Trago comigo a certeza do tempo

Como definir tempo?

Um espaço de horas que vão embora?

Um átimo de minutos que os ponteiros dos relógios dizem pra gente se apressar?

Tempo que se foi pra nunca mais voltar? Dar tempo ao tempo para repensar naquela mulher que o deixou sem ao menos dizer por quê?

O tempo passa. Avoa como as andorinhas partem fugindo do inverno em busca do verão.

O tempo nos diz com sua voz quase sussurrada: “cuidado com o envelhecer. O mundo não tem lugar para os idosos. Eles, que já deram sua contribuição aos jovens, ao atingirem maior idade são descartados como cartas fora do baralho. E quase jogados fora como um sapato velho. Depois de tudo que fizeram em sua juventude perdida”.

O tempo tem seus contratempos. Não há como domar sua velocidade. Na mesma hora em que aqui estamos já temos de deixar os desenganos. Um dia aqui não mais estaremos. Uma vez a idade montando-nos às costas temos de nos mudar de nossa velha casa que será passada adiante. E nos tornaremos apenas e tão somente um velho quadro dependurado na parede. Velhas fotografias descoloridas pelo tempo.

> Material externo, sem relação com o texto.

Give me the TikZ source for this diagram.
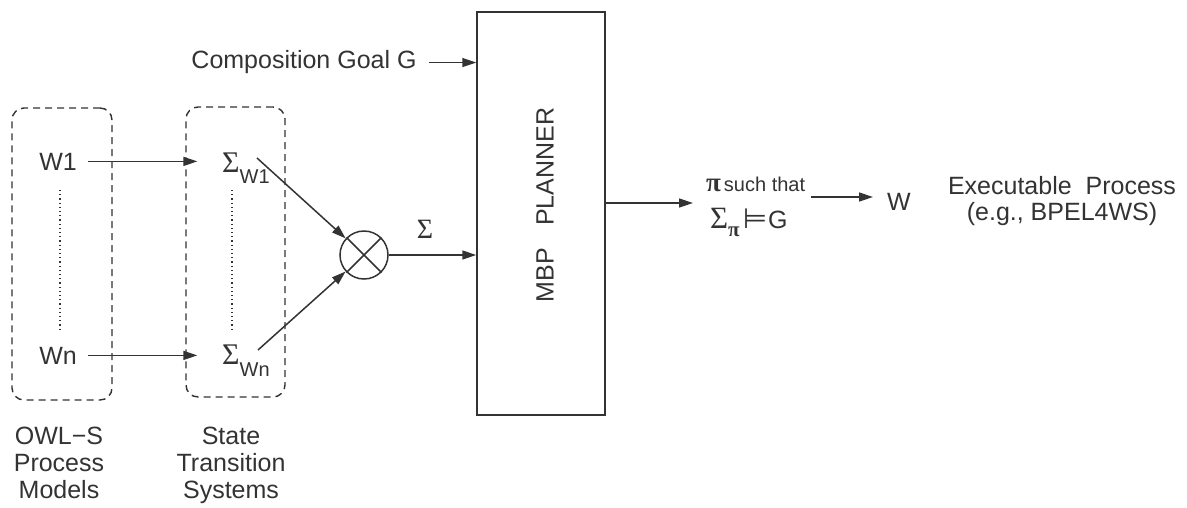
\documentclass[tikz,border=0pt]{standalone}
\usepackage{fontspec}
\setmainfont{Liberation Sans}
\newfontfamily\serif{Liberation Serif}
\newfontfamily\dejavu{DejaVu Sans}
\usetikzlibrary{arrows.meta,calc}
\definecolor{ink}{HTML}{333333}
\begin{document}
\begin{tikzpicture}[x=1pt,y=-1pt,
  line/.style={draw=ink, line width=1.5pt},
  arr/.style={line, -{Triangle[length=14pt,width=9pt]}},
  dbox/.style={draw=ink, line width=1.4pt, dash pattern=on 7pt off 5pt, rounded corners=12pt, inner sep=0pt},
  dots/.style={draw=ink, line width=1.2pt, dash pattern=on 1.2pt off 3pt},
  txt/.style={text=ink, font=\fontsize{25}{27}\selectfont, inner sep=0pt},
  sig/.style={text=ink, font=\serif\fontsize{30}{30}\selectfont, inner sep=0pt}]
\useasboundingbox (0,0) rectangle (1187,507);

% dashed groups
\node[dbox, minimum width=100pt, minimum height=292pt] (owl) at (62,254) {};
\node[dbox, minimum width=99pt, minimum height=290pt] (sts) at (235.5,252) {};

% process models
\node[txt, anchor=base] (w1) at (58,170) {W1};
\node[txt, anchor=base] (wn) at (58,364) {Wn};
\draw[dots] (60,190) -- (60,330);

% state transition systems
\node[sig, anchor=base west] (sw1) at (222,172) {Σ\raisebox{-11pt}{\normalfont\fontsize{20}{20}\selectfont W1}};
\node[sig, anchor=base west] (swn) at (222,364) {Σ\raisebox{-12pt}{\normalfont\fontsize{20}{20}\selectfont Wn}};
\draw[dots] (232,190) -- (232,330);

\draw[arr] ([xshift=11pt]w1.east) -- ($(w1.east -| sts.west)+(12,0)$);
\draw[arr] ([xshift=11pt]wn.east) -- ($(wn.east -| sts.west)+(12,0)$);

% product
\node[draw=ink, line width=1.5pt, circle, minimum size=48pt, inner sep=0pt] (mix) at (364,255) {};
\draw[line] (mix.north west) -- (mix.south east) (mix.north east) -- (mix.south west);
\coordinate (s1) at (257,158);
\coordinate (s2) at (258,350);
\draw[arr] (s1) -- (mix);
\draw[arr] (s2) -- (mix);
\node[sig, font=\serif\fontsize{28}{28}\selectfont] (sigma) at (425,229) {Σ};

% planner
\node[draw=ink, line width=1.5pt, minimum width=128pt, minimum height=403pt, inner sep=0pt] (planner) at (541,213.5) {};
\node[txt, rotate=90] (pltxt) at (545,205) {MBP\hspace{0.9em}PLANNER};
\draw[arr] (mix.east) -- (mix.east -| planner.west);

\node[txt, anchor=base] (goal) at (304,68) {Composition Goal G};
\draw[arr] ([xshift=12pt,yshift=-1pt]goal.east) -- ([yshift=-1pt]goal.east -| planner.west);

% result
\coordinate (pout) at (693,203);
\draw[arr] (planner.east |- pout) -- (pout);
\node[anchor=base west, inner sep=0pt, text=ink] (such) at (706,191)
  {{\serif\bfseries\fontsize{27}{27}\selectfont π}\hspace{3pt}{\fontsize{20}{20}\selectfont such that}};
\node[anchor=base west, inner sep=0pt, text=ink] (res) at (710,228)
  {{\serif\fontsize{31}{31}\selectfont Σ}\raisebox{-8pt}{\serif\bfseries\fontsize{21}{21}\selectfont π}\hspace{3pt}{\dejavu\fontsize{28}{28}\selectfont ⊨}\hspace{1pt}{\fontsize{25}{25}\selectfont G}};
\node[txt, anchor=base west] (w) at (887,210) {W};
\draw[arr] ([xshift=6pt]such.east |- 0,197) -- ([xshift=-14pt]w.west |- 0,197);

\node[txt, anchor=north, align=center, font=\fontsize{25}{26}\selectfont] (exe) at (1062,176) {Executable\ \ Process\\(e.g., BPEL4WS)};

% bottom labels
\node[txt, anchor=north, align=center] (lab1) at (59,427) {OWL−S\\Process\\Models};
\node[txt, anchor=north, align=center] (lab2) at (231,427) {State\\Transition\\Systems};
\end{tikzpicture}
\end{document}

Tempo- ninguém está imune a sua passagem. Ele passa com a velocidade de um cometa. Veloz como o farfalhar de asas de um beija-flor.

Uma vez mais velhos perdemos a serventia. Logo seremos substituídos pelos jovens que logo se esquecem de quem fomos. E nosso passado nada conta.

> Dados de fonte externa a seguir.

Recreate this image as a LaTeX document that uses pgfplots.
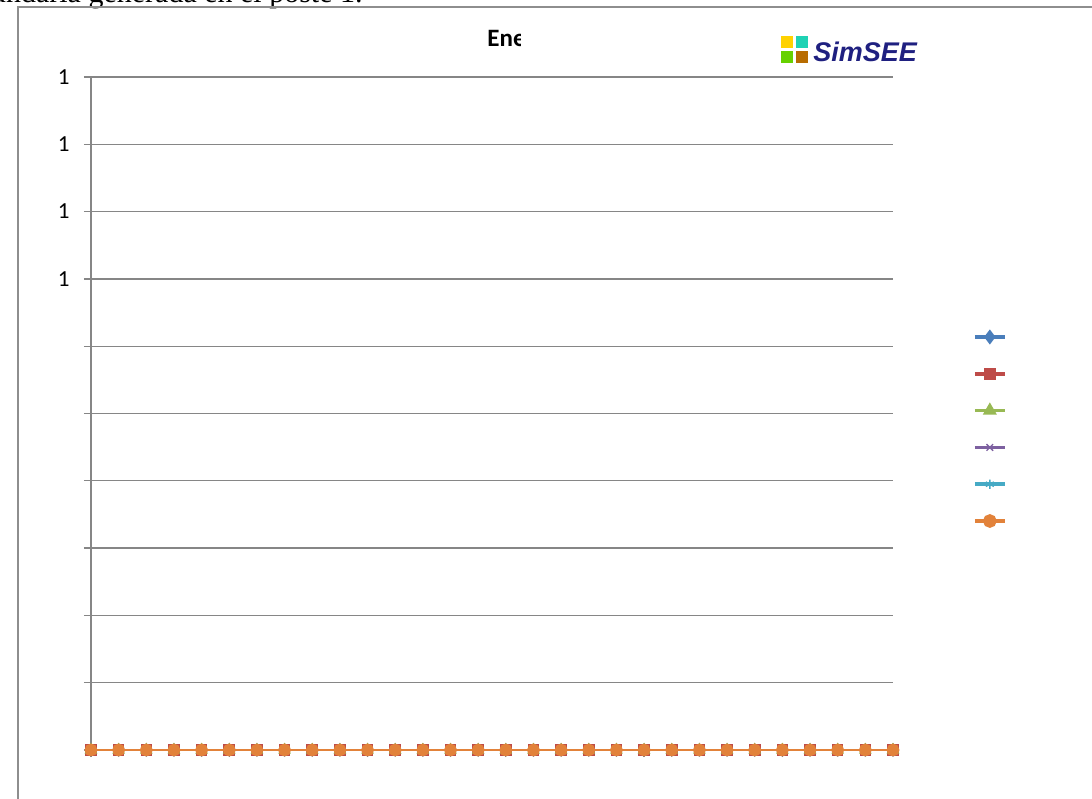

Aqui estou, nessa linda cidade, desde o ano de 1977.

Depois de me especializar em Urologia. A princípio na capital de meu estado. Para depois concluir minha especialização em Madrid.

Aqui cheguei com a maleta de médico recheada de sonhos. Que continuam vivos até hoje.

Nesse ano em curso celebramos, a nossa turma da UFMG de 1974. Cinquenta anos de graduados. Quase uma vida.

Ainda não aposentado pretendo continuar na lida até quando a saúde me permitir. Quando meu tirocínio estiver afiado não me jubilarei jamais. O ócio é o começo do fim já dizia meu saudoso pai.

Os tempos mudaram. E nós acompanhamos a mudança do tempo. A vida seria insustentável não fossem as mudanças.

A medicina, como outras profissões, se modernizou. A cirurgia aberta quase se fossilizou. Agora os robôs são um desafio a serem enfrentados. E nós, esculápios de mais idade, não temos como acompanhar a evolução dos tempos. Eles são outros e nós continuamos os mesmos.

E como as novidades são procuradas nos novos tempos.

O povo me parece desmemoriado. Se esquece de tudo aquilo que os mais velhos fizeram em prol da comunidade.

De vez em quando me param nas ruas e me dizem: “doutor. O senhor operou meu avô de próstata. E ele ainda vive”.

E ainda continuam a me perguntar: “o senhor já se aposentou”?

Metade de mim sim. A outra metade não.

Isso merece uma explicação. A urologia ainda persiste. A medicina sobrevive. A outra metade vai continuar a retratar o cotidiano até o fim. Escrever pra mim é como uma terapia. Tão vital como o sol que me alumia.

Creio ter sido ontem. A minha secretária se fazia ausente.

Não tenho o costume de atender ao telefone. Mas naquele momento ele tilintou.

Do outro lado de linha uma pessoa falou. E eu atendi com a cordialidade costumeira.

“De onde fala? É do consultório médico? Qual a especialidade? É mesmo Urologia”?

Respondi um lacônico sim. E perguntei se ela gostaria de marcar consulta.

Foi quando a interlocutora ainda quis saber se o médico era velho ou de menos idade.

Na hora não soube responder. E a voz do outro lado da linha de novo interrogou se o doutor era velho ou não.

A ligação foi interrompida. Dez minutos depois a mesma pessoa voltou a ligar.

“Gostaria de saber a idade do doutor. Ele, o urologista, é mais novo ou mais velho”?

A resposta veio carregada de nostalgia.

“Deseja mesmo saber? Tenho certeza que meu tempo de vida me dotou de muita experiência. Aprendi, com os anos, a errar menos”.

Não sei se ela marcou a consulta tempos depois. Agora dou tempo ao tempo. A espera que pessoas respeitem os mais velhos. E não ignorem tudo aquilo que deixamos como legado as novas gerações.